Skip the pictures. Set down, word for word, the lines from the start of the material up to and including the line with "elinewidth=1.2, capsize=4.7, capthick=1.2, zorder=3)".

─── SUPPLIED ENTRIES ───

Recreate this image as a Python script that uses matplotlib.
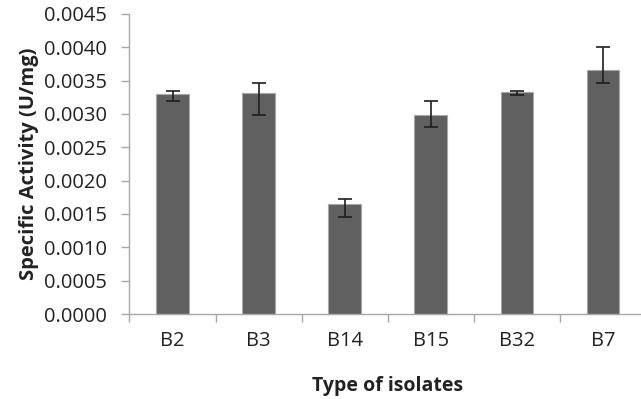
import matplotlib.pyplot as plt
import numpy as np

isolates = ["B2", "B3", "B14", "B15", "B32", "B7"]
activity = [0.00330, 0.00331, 0.00165, 0.00298, 0.00333, 0.00366]
err_low = [0.00011, 0.00032, 0.00019, 0.00018, 0.00004, 0.00019]
err_high = [0.00005, 0.00016, 0.00007, 0.00021, 0.00002, 0.00034]

plt.rcParams['font.family'] = ['Open Sans', 'DejaVu Sans']

fig = plt.figure(figsize=(6.41, 3.99), dpi=100)
ax = fig.add_axes([0.202, 0.213, 0.806, 0.752])

x = np.arange(len(isolates))
ax.bar(x, activity, width=0.38, color='#606060', edgecolor='#a8a8a8', linewidth=0.8, zorder=2)
ax.errorbar(x, activity, yerr=[err_low, err_high], fmt='none', ecolor='#1e1e1e',
            elinewidth=1.2, capsize=4.7, capthick=1.2, zorder=3)

ax.set_xlim(-0.5, len(isolates) - 0.5)
ax.set_ylim(0, 0.0045)
ax.set_yticks(np.arange(0, 0.00451, 0.0005))
ax.set_yticklabels(["%.4f" % v for v in np.arange(0, 0.00451, 0.0005)])

ax.set_xticks(np.arange(-0.5, len(isolates), 1.0))
ax.set_xticklabels([])
ax.set_xticks(x, minor=True)
ax.set_xticklabels(isolates, minor=True)
ax.tick_params(axis='x', which='minor', length=0, pad=12, labelsize=14.5, labelcolor='#222222')
ax.tick_params(axis='x', which='major', length=6, color='#a8a8a8', width=1)
ax.tick_params(axis='y', length=6, color='#a8a8a8', width=1, pad=10, labelsize=14.5, labelcolor='#222222')

for side in ['top', 'right']:
    ax.spines[side].set_visible(False)
ax.spines['left'].set_color('#a8a8a8')
ax.spines['bottom'].set_color('#a8a8a8')
ax.spines['left'].set_linewidth(1)
ax.spines['bottom'].set_linewidth(1)

ax.set_ylabel("Specific Activity (U/mg)", fontsize=14.5, fontweight='bold', color='#222222', labelpad=4)
ax.set_xlabel("Type of isolates", fontsize=14, fontweight='bold', color='#222222', labelpad=18)

fig.savefig("out.png", dpi=100)
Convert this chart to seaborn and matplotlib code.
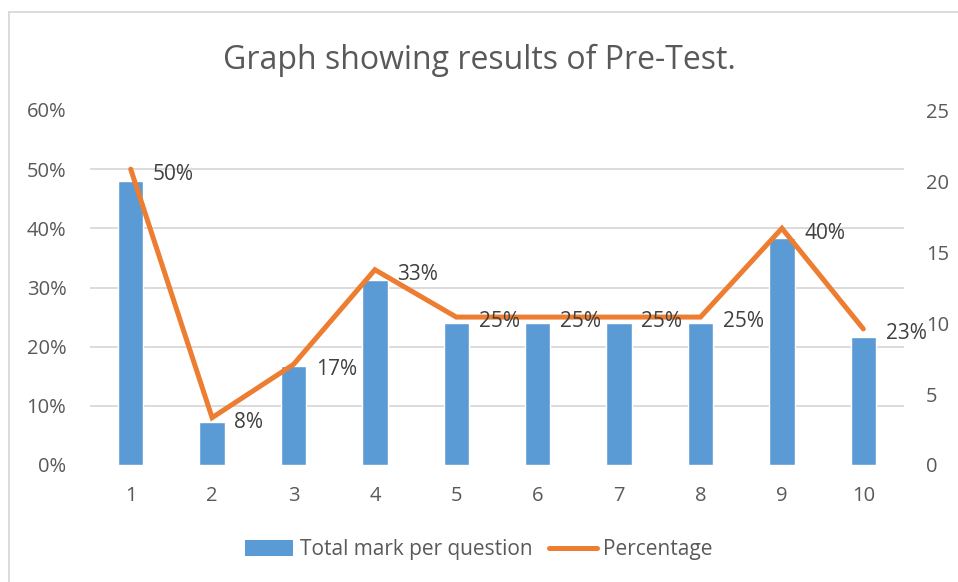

───

» FULL OUTPUT:
Recreate this image as a Python script that uses matplotlib.
import matplotlib.pyplot as plt
import numpy as np

isolates = ["B2", "B3", "B14", "B15", "B32", "B7"]
activity = [0.00330, 0.00331, 0.00165, 0.00298, 0.00333, 0.00366]
err_low = [0.00011, 0.00032, 0.00019, 0.00018, 0.00004, 0.00019]
err_high = [0.00005, 0.00016, 0.00007, 0.00021, 0.00002, 0.00034]

plt.rcParams['font.family'] = ['Open Sans', 'DejaVu Sans']

fig = plt.figure(figsize=(6.41, 3.99), dpi=100)
ax = fig.add_axes([0.202, 0.213, 0.806, 0.752])

x = np.arange(len(isolates))
ax.bar(x, activity, width=0.38, color='#606060', edgecolor='#a8a8a8', linewidth=0.8, zorder=2)
ax.errorbar(x, activity, yerr=[err_low, err_high], fmt='none', ecolor='#1e1e1e',
            elinewidth=1.2, capsize=4.7, capthick=1.2, zorder=3)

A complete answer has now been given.